In our view, DR 6-101 (a) (3), pursuant to which a lawyer is prohibited from neglecting a legal matter entrusted to him, is not limited to matters in which the lawyer is acting in the representation of a client (cf. DR 7-102 [a] [22 NYCRR 1200.33]); as the Hearing Panel concluded, DR 6-101 (a) (3) “reaches beyond the attorney-client relationship.” This conclusion is consistent with the Second Department’s decision in Matter of Wowtschuk, a case in which the executor of an estate and trustee of an estate trust was found to have violated DR 6-101 (a) (3) based on his failure to maintain records for the estate, pay real estate taxes on properly held by the estate and file estate or fiduciary tax returns. Accordingly, count one and so much of count three as relates to respondent’s failure to deposit the $40,000 check into the estate trust should be sustained.

The cases relied on by respondent are not to the contrary. In McCormick, a Second Department case decided after Wowtschuk, the alleged violations, which occurred while the respondent was serving as Successor Committee and conservator for various incompetent individuals and estates, included, inter *50alia, failure to file accountings, misappropriation and conversion of funds entrusted to the respondent and failure to maintain required bookkeeping records. The Court concluded that since the respondent did not serve as counsel to the wards, certain Disciplinary Rules charged could not have been violated and thus did not sustain those charges (219 AD2d at 241). McCormick, however, did not allege a violation of DR 6-101 (a) (3), and there is nothing in it that can be read to suggest that Wowtschuk is no longer good law.

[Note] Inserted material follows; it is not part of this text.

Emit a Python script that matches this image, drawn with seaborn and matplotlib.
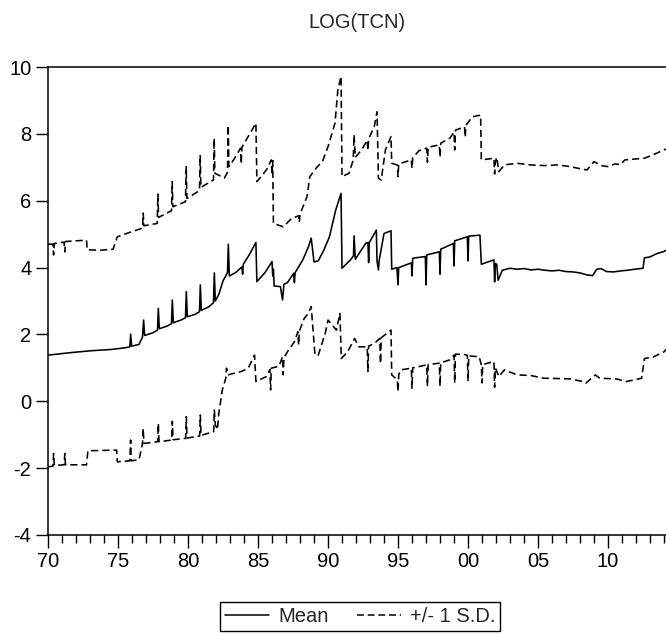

Respondent’s reliance on the Third Department’s opinion in Matter of Welt, where the Court held that DR 6-101 (a) (3) did not encompass respondent’s neglect, is similarly unavailing. As the Hearing Panel noted, “Welt involves alleged neglect in the lawyer’s role as trustee of a law firm profit-sharing plan in circumstances that leave doubt as to whether it was a ‘legal matter’ rather than a business or administrative role.” In this case, in contrast, respondent’s position as trustee was inextricably linked to his position as the attorney for the estate and, under the totality of the circumstances, his failure to file fiduciary income tax returns and to deposit the $40,000 check into the estate trust account constituted neglect of a legal matter entrusted to him.

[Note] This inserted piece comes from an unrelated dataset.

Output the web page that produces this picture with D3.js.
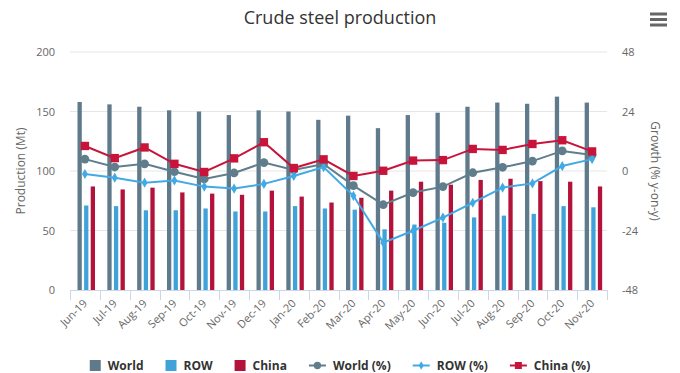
<!DOCTYPE html>
<html>
<head>
<meta charset="utf-8">
<script src="https://cdn.jsdelivr.net/npm/d3@7"></script>
<style>
  body { margin: 0; background: #fff; }
  svg { font-family: "Open Sans", "DejaVu Sans", sans-serif; display: block; }
</style>
</head>
<body>
<div id="chart"></div>
<script>
const months = ["Jun-19", "Jul-19", "Aug-19", "Sep-19", "Oct-19", "Nov-19", "Dec-19", "Jan-20", "Feb-20",
  "Mar-20", "Apr-20", "May-20", "Jun-20", "Jul-20", "Aug-20", "Sep-20", "Oct-20", "Nov-20"];

// production, Mt
const worldProd = [158, 156, 154, 151, 150, 147, 151, 150, 143, 146.5, 136, 147, 149, 154, 157.5, 156.5, 162.5, 157.5];
const rowProd   = [71, 70.5, 67, 67, 68.5, 66, 66, 70.5, 68.5, 67.5, 51, 55, 56.5, 61, 62.5, 64, 70.5, 69.5];
const chinaProd = [87, 84.5, 86, 82, 81, 80, 83.5, 78.5, 73.5, 77.5, 83.5, 91, 88.5, 92.5, 93.5, 91.5, 91, 87];

// growth, % y-on-y
const worldGrowth = [4.8, 1.6, 2.9, -0.3, -3.2, -0.8, 3.4, 0.4, 2.8, -5.9, -13.6, -8.7, -6.3, -0.7, 1.5, 4.0, 8.1, 6.5];
const rowGrowth   = [-1.2, -2.7, -4.7, -3.8, -6.3, -7.1, -5.2, -2.0, 1.6, -10, -28.9, -24.1, -18.8, -12.8, -6.7, -5.0, 2.0, 4.8];
const chinaGrowth = [10.1, 5.2, 9.5, 2.9, -0.4, 5.1, 11.6, 1.2, 4.7, -2.0, 0.1, 4.2, 4.4, 8.9, 8.5, 10.9, 12.4, 7.9];

const leftTicks = [0, 50, 100, 150, 200];
const rightTicks = [-48, -24, 0, 24, 48];

const width = 680, height = 373;
const margin = {top: 52, right: 73, bottom: 83, left: 70};
const innerW = width - margin.left - margin.right;
const innerH = height - margin.top - margin.bottom;

const svg = d3.select("#chart").append("svg")
  .attr("width", width)
  .attr("height", height);

// Title
svg.append("text")
  .attr("x", width / 2)
  .attr("y", 24)
  .attr("text-anchor", "middle")
  .style("font-size", "18px")
  .style("fill", "#333333")
  .text("Crude steel production");

// Menu icon
[14, 19.5, 25].forEach(function(y) {
  svg.append("rect")
    .attr("x", 650).attr("y", y - 1.5)
    .attr("width", 17).attr("height", 3)
    .attr("fill", "#666666");
});

const g = svg.append("g")
  .attr("transform", "translate(" + margin.left + "," + margin.top + ")");

// Scales
const x = d3.scaleBand().domain(months).range([0, innerW]);
const seriesNames = ["World", "ROW", "China"];
const x1 = d3.scaleBand().domain(seriesNames).range([7.5, 25]).paddingInner(0.35);
const yLeft = d3.scaleLinear().domain([0, 200]).range([innerH, 0]);
const yRight = d3.scaleLinear().domain([-48, 48]).range([innerH, 0]);

// Grid lines
g.selectAll(".grid")
  .data(leftTicks.slice(1))
  .enter().append("line")
  .attr("class", "grid")
  .attr("x1", 0).attr("x2", innerW)
  .attr("y1", d => yLeft(d)).attr("y2", d => yLeft(d))
  .attr("stroke", "#e6e6e6");

// Left axis labels
g.selectAll(".ly")
  .data(leftTicks)
  .enter().append("text")
  .attr("x", -15)
  .attr("y", d => yLeft(d) + 4)
  .attr("text-anchor", "end")
  .style("font-size", "11px")
  .style("fill", "#666666")
  .text(d => d);

// Right axis labels
g.selectAll(".ry")
  .data(rightTicks)
  .enter().append("text")
  .attr("x", innerW + 15)
  .attr("y", d => yRight(d) + 4)
  .attr("text-anchor", "start")
  .style("font-size", "11px")
  .style("fill", "#666666")
  .text(d => d);

// Axis titles
svg.append("text")
  .attr("transform", "translate(25," + (margin.top + innerH / 2) + ") rotate(-90)")
  .attr("text-anchor", "middle")
  .style("font-size", "12px")
  .style("fill", "#666666")
  .text("Production (Mt)");

svg.append("text")
  .attr("transform", "translate(651," + (margin.top + innerH / 2) + ") rotate(90)")
  .attr("text-anchor", "middle")
  .style("font-size", "12px")
  .style("fill", "#666666")
  .text("Growth (% y-on-y)");

// Bars
const barColors = {World: "#5f7a8b", ROW: "#3fa3da", China: "#b3123a"};
const barData = months.map((m, i) => ({
  month: m,
  values: [
    {key: "World", value: worldProd[i]},
    {key: "ROW", value: rowProd[i]},
    {key: "China", value: chinaProd[i]}
  ]
}));

const groups = g.selectAll(".grp")
  .data(barData)
  .enter().append("g")
  .attr("class", "grp")
  .attr("transform", d => "translate(" + x(d.month) + ",0)");

groups.selectAll("rect")
  .data(d => d.values)
  .enter().append("rect")
  .attr("x", d => x1(d.key))
  .attr("width", x1.bandwidth())
  .attr("y", d => yLeft(d.value))
  .attr("height", d => innerH - yLeft(d.value))
  .attr("fill", d => barColors[d.key]);

// X axis line and ticks
g.append("line")
  .attr("x1", 0).attr("x2", innerW)
  .attr("y1", innerH + 0.5).attr("y2", innerH + 0.5)
  .attr("stroke", "#ccd6eb");

g.selectAll(".xtick")
  .data(months.concat(["end"]))
  .enter().append("line")
  .attr("x1", (d, i) => Math.round(i * x.step()) + 0.5)
  .attr("x2", (d, i) => Math.round(i * x.step()) + 0.5)
  .attr("y1", innerH).attr("y2", innerH + 10)
  .attr("stroke", "#ccd6eb");

g.selectAll(".xl")
  .data(months)
  .enter().append("text")
  .attr("transform", d => "translate(" + (x(d) + x.bandwidth() / 2 + 3) + "," + (innerH + 14) + ") rotate(-45)")
  .attr("text-anchor", "end")
  .style("font-size", "11px")
  .style("fill", "#666666")
  .text(d => d);

// Growth lines
const lineSeries = [
  {name: "World (%)", values: worldGrowth, color: "#607d8b", symbol: "circle"},
  {name: "ROW (%)", values: rowGrowth, color: "#41aae6", symbol: "diamond"},
  {name: "China (%)", values: chinaGrowth, color: "#c8143a", symbol: "square"}
];

const line = d3.line()
  .x((d, i) => x(months[i]) + x.bandwidth() / 2)
  .y(d => yRight(d));

const symbolSizes = {circle: 60, diamond: 30, square: 70};
const symbolTypes = {circle: d3.symbolCircle, diamond: d3.symbolDiamond, square: d3.symbolSquare};

lineSeries.forEach(function(s) {
  g.append("path")
    .datum(s.values)
    .attr("d", line)
    .attr("fill", "none")
    .attr("stroke", s.color)
    .attr("stroke-width", 2);

  g.selectAll(".pt-" + s.symbol)
    .data(s.values)
    .enter().append("path")
    .attr("transform", (d, i) => "translate(" + (x(months[i]) + x.bandwidth() / 2) + "," + yRight(d) + ")")
    .attr("d", d3.symbol().type(symbolTypes[s.symbol]).size(symbolSizes[s.symbol]))
    .attr("fill", s.color);
});

// Legend
const legendItems = [
  {name: "World", color: barColors.World, type: "bar"},
  {name: "ROW", color: barColors.ROW, type: "bar"},
  {name: "China", color: barColors.China, type: "bar"}
].concat(lineSeries.map(s => ({name: s.name, color: s.color, type: "line", symbol: s.symbol})));

const legend = svg.append("g");
let lx = 0;
legendItems.forEach(function(item) {
  const li = legend.append("g").attr("transform", "translate(" + lx + ",0)");
  let symW;
  if (item.type === "bar") {
    li.append("rect")
      .attr("x", 0).attr("y", -10)
      .attr("width", 11).attr("height", 11)
      .attr("fill", item.color);
    symW = 11;
  } else {
    li.append("line")
      .attr("x1", 0).attr("x2", 17)
      .attr("y1", -4.5).attr("y2", -4.5)
      .attr("stroke", item.color)
      .attr("stroke-width", 2);
    li.append("path")
      .attr("transform", "translate(8.5,-4.5)")
      .attr("d", d3.symbol().type(symbolTypes[item.symbol]).size(symbolSizes[item.symbol] * 0.7))
      .attr("fill", item.color);
    symW = 17;
  }
  const t = li.append("text")
    .attr("x", symW + 7)
    .attr("y", 0)
    .style("font-size", "12px")
    .style("font-weight", "bold")
    .style("fill", "#333333")
    .text(item.name);
  lx += symW + 7 + t.node().getComputedTextLength() + 22;
});
lx -= 22;
legend.attr("transform", "translate(" + ((width - lx) / 2) + ",370)");
</script>
</body>
</html>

Considering respondent’s disciplinary history consisting of prior admonitions for neglect in 1989 and 1997 and the duration of the neglect on which the present charges are based, notwithstanding evidence that respondent suffered from psychological and personal problems including alcoholism, we agree with the Referee and the Hearing Panel that a three-month suspension, rather than censure, is the appropriate sanction (see Matter of Chasin, 183 AD2d 366 [1992]; Matter of Landes, 211 AD2d 201 [1995]). We note that while respondent’s alcohol abuse may have been a factor in his neglect of the Providence estate up until the time he ceased drinking, in 1991, his neglect of the estate continued until the time of his deposition before the Disciplinary Committee in 2002. As to the Cooper matter, respondent did not even commence his representation of Cooper until after he had stopped drinking.

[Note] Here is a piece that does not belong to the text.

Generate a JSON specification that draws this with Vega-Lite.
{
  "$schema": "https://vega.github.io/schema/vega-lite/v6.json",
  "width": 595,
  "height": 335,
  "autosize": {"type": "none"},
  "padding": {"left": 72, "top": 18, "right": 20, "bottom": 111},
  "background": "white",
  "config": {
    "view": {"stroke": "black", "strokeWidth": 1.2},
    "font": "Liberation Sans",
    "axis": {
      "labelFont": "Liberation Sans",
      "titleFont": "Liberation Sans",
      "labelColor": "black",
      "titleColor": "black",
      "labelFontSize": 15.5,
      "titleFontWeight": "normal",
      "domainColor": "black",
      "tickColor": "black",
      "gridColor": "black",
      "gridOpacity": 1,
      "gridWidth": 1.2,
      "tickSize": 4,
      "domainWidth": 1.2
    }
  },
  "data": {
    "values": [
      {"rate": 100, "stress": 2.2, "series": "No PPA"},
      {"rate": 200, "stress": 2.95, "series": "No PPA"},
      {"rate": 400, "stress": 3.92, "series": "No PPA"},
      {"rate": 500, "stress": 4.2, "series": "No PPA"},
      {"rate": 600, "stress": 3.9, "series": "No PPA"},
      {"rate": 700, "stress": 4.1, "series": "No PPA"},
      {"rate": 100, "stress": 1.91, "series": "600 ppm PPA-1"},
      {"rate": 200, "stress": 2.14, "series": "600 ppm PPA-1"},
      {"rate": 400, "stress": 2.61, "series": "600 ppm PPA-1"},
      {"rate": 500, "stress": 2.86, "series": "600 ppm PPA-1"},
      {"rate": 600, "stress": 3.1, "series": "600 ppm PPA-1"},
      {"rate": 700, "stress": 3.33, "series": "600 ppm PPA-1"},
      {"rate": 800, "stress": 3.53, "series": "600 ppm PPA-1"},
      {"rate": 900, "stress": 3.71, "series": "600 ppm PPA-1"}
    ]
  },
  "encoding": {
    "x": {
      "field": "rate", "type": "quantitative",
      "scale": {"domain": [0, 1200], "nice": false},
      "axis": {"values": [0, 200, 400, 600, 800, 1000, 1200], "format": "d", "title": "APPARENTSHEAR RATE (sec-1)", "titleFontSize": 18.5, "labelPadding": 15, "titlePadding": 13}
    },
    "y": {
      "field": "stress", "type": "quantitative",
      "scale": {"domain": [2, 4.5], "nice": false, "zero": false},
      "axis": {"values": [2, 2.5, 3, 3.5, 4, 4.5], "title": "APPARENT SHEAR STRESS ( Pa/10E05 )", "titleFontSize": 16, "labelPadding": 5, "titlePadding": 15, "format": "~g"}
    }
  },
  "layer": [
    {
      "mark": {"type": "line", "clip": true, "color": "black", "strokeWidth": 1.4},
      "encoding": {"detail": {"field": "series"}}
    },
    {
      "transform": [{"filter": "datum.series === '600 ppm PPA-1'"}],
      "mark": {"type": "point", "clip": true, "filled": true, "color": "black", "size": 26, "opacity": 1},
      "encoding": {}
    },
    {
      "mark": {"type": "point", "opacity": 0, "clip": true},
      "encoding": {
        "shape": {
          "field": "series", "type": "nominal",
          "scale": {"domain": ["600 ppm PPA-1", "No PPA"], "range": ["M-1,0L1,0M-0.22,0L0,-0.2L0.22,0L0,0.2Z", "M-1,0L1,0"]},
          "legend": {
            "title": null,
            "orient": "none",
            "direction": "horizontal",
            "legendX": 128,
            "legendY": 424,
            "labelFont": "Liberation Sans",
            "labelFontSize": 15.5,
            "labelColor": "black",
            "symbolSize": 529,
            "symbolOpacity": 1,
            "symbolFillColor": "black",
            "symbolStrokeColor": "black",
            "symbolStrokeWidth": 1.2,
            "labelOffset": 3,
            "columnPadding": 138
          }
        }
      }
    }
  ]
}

Accordingly, the Committee’s motion should be granted, the determination of the Hearing Panel should be confirmed and respondent suspended for a period of three months, and until further order of this Court. The cross motion should be granted only to the extent respondent seeks to confirm the conclusions of the Referee and the Hearing Panel, and otherwise denied. *51Respondent’s reinstatement to the practice of law should be conditioned on his successful participation in LAP

Buckley, P.J., Tom, Sullivan, Lerner and Gonzalez, JJ., concur.

Respondent suspended from the practice of law in the State of New York for a period of three months, effective May 17, 2004, as indicated.